→ **What is being asked**: Using the material below, print a verbatim copy of every line from the one containing "Write the Altair code for this chart." through the one containing "import pandas as pd", inclusive, and omit the pictures.

→ **Records for the exercise**:
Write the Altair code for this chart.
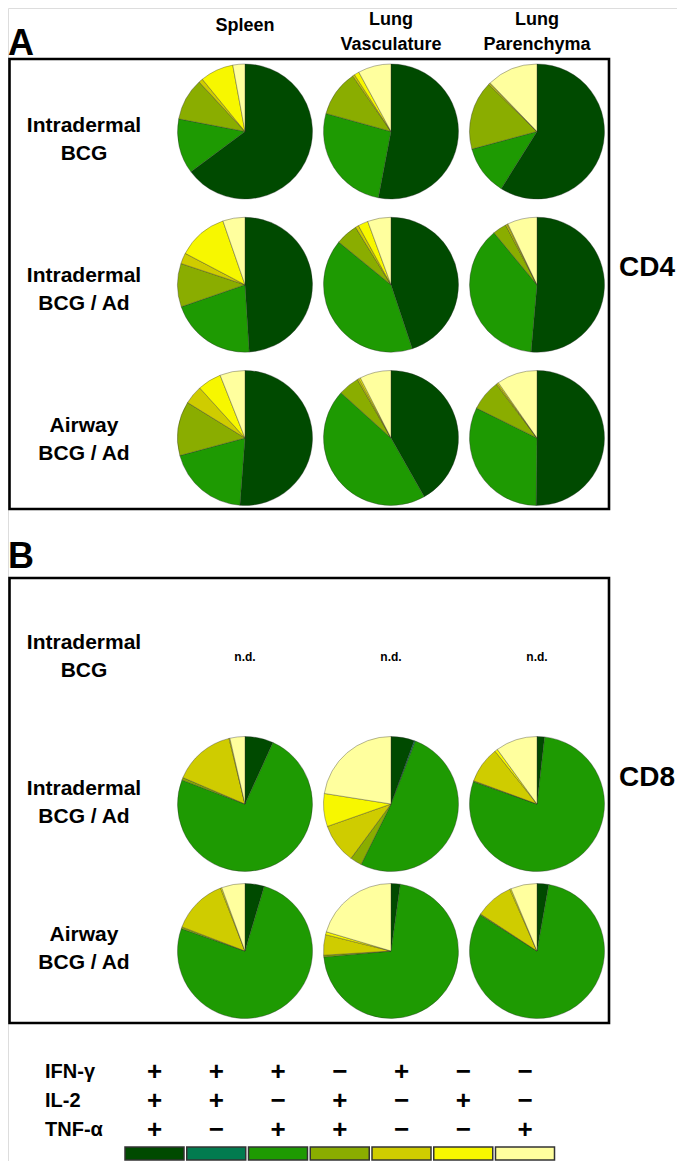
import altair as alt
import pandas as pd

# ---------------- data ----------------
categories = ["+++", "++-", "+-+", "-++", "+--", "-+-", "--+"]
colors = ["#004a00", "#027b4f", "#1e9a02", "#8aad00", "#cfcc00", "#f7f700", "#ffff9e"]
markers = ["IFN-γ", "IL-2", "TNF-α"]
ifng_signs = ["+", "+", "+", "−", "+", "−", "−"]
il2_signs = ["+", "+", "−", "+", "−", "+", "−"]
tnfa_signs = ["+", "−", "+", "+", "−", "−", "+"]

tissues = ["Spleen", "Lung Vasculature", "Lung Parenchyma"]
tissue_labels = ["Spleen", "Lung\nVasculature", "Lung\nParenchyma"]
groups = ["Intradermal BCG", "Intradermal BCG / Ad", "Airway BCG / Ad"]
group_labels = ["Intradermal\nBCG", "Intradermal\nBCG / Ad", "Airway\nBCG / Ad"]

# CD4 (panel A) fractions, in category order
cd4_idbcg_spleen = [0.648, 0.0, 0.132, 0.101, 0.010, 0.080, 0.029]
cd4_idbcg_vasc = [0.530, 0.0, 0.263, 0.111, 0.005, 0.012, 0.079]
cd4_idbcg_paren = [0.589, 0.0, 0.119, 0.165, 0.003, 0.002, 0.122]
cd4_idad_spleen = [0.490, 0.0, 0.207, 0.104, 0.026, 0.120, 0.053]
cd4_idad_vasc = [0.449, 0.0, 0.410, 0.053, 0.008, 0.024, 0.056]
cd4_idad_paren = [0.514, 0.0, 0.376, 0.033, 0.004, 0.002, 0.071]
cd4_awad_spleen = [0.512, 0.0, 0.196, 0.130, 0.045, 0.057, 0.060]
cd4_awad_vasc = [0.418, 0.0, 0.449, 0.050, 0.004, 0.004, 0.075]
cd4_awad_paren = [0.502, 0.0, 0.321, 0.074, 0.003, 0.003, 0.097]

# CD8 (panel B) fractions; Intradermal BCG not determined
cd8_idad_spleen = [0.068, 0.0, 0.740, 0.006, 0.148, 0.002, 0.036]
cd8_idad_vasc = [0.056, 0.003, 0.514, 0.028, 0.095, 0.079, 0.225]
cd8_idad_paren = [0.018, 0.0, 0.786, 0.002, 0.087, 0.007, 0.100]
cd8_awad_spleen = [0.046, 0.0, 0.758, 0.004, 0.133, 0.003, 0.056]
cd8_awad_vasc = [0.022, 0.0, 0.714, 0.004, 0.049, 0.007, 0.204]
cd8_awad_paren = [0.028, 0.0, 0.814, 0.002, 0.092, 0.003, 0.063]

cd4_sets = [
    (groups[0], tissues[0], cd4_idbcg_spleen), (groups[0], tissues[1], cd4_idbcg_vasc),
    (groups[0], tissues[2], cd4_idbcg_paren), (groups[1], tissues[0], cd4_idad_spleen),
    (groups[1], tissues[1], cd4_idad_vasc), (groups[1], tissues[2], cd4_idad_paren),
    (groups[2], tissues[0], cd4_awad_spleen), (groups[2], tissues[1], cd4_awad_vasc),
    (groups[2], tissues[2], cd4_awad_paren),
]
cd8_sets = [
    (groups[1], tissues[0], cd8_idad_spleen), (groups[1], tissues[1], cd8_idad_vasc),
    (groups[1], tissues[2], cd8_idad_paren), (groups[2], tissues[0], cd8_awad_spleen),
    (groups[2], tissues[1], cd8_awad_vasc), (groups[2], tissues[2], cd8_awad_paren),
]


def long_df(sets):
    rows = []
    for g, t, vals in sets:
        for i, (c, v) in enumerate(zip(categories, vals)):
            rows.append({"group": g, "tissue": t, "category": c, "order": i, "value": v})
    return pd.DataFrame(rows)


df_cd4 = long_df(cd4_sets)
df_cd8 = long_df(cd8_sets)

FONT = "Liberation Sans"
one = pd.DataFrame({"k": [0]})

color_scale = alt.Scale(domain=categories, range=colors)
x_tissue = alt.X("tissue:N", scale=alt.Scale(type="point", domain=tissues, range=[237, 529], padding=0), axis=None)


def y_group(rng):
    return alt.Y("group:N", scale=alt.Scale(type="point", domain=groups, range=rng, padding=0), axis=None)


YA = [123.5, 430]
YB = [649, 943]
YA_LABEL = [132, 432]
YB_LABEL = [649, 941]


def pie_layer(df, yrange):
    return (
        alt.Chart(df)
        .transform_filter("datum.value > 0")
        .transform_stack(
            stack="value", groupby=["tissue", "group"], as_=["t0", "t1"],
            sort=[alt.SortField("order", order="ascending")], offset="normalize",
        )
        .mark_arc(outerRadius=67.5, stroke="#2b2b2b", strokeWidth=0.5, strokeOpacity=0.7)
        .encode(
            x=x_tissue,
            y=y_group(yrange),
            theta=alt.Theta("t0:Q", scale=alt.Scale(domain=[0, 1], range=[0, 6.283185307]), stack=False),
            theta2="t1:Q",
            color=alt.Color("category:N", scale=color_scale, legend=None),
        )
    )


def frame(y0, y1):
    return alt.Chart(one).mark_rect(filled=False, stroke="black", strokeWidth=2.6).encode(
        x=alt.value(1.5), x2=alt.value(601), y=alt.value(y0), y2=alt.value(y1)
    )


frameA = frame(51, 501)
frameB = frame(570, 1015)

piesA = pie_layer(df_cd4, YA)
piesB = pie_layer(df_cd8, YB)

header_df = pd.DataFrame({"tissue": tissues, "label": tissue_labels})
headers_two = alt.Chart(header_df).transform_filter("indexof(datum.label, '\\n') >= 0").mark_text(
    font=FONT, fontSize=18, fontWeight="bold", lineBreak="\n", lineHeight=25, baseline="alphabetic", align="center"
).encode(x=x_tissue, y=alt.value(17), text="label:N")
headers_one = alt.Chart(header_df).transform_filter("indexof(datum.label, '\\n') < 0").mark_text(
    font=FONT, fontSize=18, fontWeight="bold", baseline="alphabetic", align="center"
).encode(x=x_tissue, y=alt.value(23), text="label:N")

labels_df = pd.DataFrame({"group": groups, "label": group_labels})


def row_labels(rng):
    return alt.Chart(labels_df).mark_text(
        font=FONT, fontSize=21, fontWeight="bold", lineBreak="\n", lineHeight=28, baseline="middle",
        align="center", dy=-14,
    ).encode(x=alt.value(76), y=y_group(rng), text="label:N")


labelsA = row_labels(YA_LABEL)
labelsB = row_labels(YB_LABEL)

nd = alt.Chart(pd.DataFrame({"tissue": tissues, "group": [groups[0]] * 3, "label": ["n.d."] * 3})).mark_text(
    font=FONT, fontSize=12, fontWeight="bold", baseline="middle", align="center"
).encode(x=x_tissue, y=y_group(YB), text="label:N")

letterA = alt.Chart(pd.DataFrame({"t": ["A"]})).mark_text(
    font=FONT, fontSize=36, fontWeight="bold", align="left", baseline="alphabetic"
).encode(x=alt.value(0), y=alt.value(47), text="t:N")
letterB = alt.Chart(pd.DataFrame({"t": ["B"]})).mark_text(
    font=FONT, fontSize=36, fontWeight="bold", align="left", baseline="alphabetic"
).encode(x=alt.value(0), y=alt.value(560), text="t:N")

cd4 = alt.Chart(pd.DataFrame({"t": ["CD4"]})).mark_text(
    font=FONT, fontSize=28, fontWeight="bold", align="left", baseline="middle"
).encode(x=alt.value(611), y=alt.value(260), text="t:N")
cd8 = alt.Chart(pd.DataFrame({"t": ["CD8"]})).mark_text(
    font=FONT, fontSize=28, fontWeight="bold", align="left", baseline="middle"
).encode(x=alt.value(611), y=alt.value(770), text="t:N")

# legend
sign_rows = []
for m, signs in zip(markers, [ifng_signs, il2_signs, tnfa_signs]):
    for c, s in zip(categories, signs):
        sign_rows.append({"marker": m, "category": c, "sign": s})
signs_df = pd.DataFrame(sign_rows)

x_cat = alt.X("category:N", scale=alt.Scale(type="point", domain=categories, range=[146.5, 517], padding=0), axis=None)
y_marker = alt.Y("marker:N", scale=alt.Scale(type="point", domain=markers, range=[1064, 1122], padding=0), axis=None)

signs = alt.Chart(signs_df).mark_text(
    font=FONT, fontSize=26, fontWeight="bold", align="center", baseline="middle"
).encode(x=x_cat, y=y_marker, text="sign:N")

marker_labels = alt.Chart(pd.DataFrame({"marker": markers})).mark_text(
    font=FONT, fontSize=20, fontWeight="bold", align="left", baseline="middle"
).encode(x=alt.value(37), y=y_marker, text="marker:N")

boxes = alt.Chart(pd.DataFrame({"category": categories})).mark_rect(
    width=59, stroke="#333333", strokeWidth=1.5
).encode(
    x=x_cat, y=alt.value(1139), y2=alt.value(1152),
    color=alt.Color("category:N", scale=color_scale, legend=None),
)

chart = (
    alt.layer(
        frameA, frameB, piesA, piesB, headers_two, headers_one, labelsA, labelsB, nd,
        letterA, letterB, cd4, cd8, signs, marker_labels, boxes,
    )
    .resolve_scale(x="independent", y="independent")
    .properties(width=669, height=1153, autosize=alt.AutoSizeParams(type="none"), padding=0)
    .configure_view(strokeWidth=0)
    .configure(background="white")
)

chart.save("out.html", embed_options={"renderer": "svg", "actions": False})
* * *
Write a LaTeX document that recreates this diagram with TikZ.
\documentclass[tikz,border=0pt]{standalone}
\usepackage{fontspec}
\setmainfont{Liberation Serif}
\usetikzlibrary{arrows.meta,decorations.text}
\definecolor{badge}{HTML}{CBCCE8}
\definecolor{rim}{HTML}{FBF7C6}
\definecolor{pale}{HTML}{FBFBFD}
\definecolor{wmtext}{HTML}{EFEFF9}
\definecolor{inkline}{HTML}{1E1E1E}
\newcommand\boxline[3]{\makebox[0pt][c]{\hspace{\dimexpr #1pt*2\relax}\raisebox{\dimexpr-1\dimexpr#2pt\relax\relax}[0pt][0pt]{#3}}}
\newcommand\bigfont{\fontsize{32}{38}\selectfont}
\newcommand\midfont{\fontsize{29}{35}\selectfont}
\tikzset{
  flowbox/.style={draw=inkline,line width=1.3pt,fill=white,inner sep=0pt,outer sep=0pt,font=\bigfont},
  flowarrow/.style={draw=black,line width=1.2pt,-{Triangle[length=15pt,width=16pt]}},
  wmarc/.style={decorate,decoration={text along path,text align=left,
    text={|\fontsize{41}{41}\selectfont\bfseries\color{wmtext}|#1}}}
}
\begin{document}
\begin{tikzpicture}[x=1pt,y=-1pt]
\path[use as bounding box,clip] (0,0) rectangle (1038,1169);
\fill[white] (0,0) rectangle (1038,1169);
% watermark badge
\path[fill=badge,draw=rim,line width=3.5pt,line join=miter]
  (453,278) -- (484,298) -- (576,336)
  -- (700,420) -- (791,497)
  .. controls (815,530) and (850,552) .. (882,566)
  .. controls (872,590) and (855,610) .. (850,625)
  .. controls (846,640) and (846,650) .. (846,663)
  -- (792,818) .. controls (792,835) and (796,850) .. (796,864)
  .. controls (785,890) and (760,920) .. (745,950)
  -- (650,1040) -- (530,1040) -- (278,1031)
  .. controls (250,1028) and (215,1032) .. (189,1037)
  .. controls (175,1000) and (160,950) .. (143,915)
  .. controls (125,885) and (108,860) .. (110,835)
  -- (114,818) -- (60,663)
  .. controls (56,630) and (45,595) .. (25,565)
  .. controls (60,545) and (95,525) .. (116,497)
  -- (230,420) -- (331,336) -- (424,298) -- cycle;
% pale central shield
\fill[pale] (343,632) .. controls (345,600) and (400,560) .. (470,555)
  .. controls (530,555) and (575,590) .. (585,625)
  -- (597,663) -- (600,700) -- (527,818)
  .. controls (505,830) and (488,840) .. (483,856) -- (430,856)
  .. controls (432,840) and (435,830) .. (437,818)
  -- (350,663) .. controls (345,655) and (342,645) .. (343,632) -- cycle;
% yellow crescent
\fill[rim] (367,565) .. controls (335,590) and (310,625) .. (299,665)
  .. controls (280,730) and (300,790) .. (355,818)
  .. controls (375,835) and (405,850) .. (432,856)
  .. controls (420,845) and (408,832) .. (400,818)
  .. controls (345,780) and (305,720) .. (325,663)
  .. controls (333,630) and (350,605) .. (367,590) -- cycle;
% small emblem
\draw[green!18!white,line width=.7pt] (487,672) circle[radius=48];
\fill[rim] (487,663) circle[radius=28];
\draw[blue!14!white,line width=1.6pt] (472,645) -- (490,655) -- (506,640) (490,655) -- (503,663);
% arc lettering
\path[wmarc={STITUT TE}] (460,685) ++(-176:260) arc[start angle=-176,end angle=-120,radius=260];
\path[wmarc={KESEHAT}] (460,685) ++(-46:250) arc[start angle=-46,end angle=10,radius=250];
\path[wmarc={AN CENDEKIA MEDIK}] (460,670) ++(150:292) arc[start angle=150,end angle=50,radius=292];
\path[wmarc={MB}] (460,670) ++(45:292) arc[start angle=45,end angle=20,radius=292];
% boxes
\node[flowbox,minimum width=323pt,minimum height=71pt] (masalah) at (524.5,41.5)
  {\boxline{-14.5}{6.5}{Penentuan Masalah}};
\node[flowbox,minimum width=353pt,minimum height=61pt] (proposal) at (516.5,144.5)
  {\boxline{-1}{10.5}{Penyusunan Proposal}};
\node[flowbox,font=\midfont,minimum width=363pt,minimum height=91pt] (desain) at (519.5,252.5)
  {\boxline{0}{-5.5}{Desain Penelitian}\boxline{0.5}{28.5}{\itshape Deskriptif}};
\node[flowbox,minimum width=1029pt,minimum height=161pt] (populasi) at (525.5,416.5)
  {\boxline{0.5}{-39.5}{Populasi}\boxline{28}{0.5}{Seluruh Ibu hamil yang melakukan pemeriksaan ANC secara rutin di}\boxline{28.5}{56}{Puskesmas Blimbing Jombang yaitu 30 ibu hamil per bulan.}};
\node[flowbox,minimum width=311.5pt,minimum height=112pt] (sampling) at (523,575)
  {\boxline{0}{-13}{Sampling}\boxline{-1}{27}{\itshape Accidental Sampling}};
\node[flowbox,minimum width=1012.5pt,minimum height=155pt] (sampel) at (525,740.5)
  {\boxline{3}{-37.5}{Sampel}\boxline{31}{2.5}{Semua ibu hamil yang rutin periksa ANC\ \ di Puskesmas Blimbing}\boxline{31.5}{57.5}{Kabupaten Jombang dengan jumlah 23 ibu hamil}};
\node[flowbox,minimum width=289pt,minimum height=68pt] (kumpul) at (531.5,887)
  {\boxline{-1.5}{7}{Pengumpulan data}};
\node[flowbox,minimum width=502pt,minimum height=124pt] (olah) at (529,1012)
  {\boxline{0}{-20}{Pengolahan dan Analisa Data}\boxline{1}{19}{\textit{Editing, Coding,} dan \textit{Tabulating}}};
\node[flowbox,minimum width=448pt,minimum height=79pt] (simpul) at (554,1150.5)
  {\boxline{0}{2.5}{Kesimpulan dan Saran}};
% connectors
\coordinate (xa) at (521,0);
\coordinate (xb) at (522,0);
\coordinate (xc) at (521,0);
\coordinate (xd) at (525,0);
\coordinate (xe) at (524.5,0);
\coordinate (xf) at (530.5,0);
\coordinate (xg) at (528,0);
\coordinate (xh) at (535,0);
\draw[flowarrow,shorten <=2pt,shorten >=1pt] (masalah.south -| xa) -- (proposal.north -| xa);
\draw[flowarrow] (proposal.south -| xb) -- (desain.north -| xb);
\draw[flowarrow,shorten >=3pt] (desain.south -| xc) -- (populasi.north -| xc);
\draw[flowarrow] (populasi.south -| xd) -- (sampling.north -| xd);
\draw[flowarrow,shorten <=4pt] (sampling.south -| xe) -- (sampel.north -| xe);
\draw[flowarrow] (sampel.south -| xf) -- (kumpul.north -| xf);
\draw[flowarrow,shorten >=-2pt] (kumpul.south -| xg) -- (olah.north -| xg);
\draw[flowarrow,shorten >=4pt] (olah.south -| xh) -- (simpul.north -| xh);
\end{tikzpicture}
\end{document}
...
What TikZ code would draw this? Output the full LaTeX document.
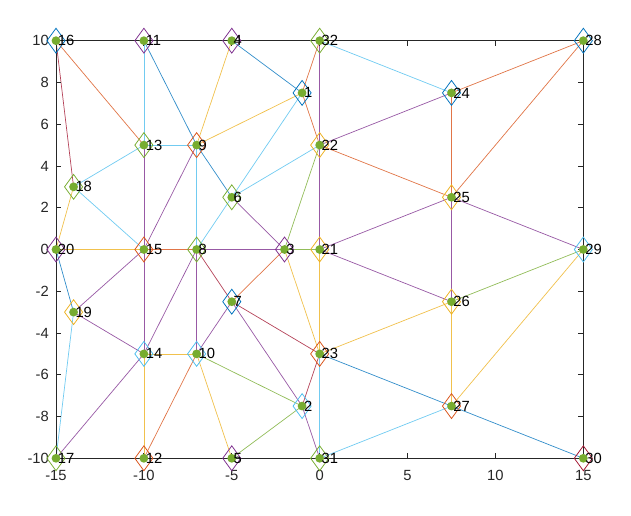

→ **Result for this exercise**:
Write the Altair code for this chart.
import altair as alt
import pandas as pd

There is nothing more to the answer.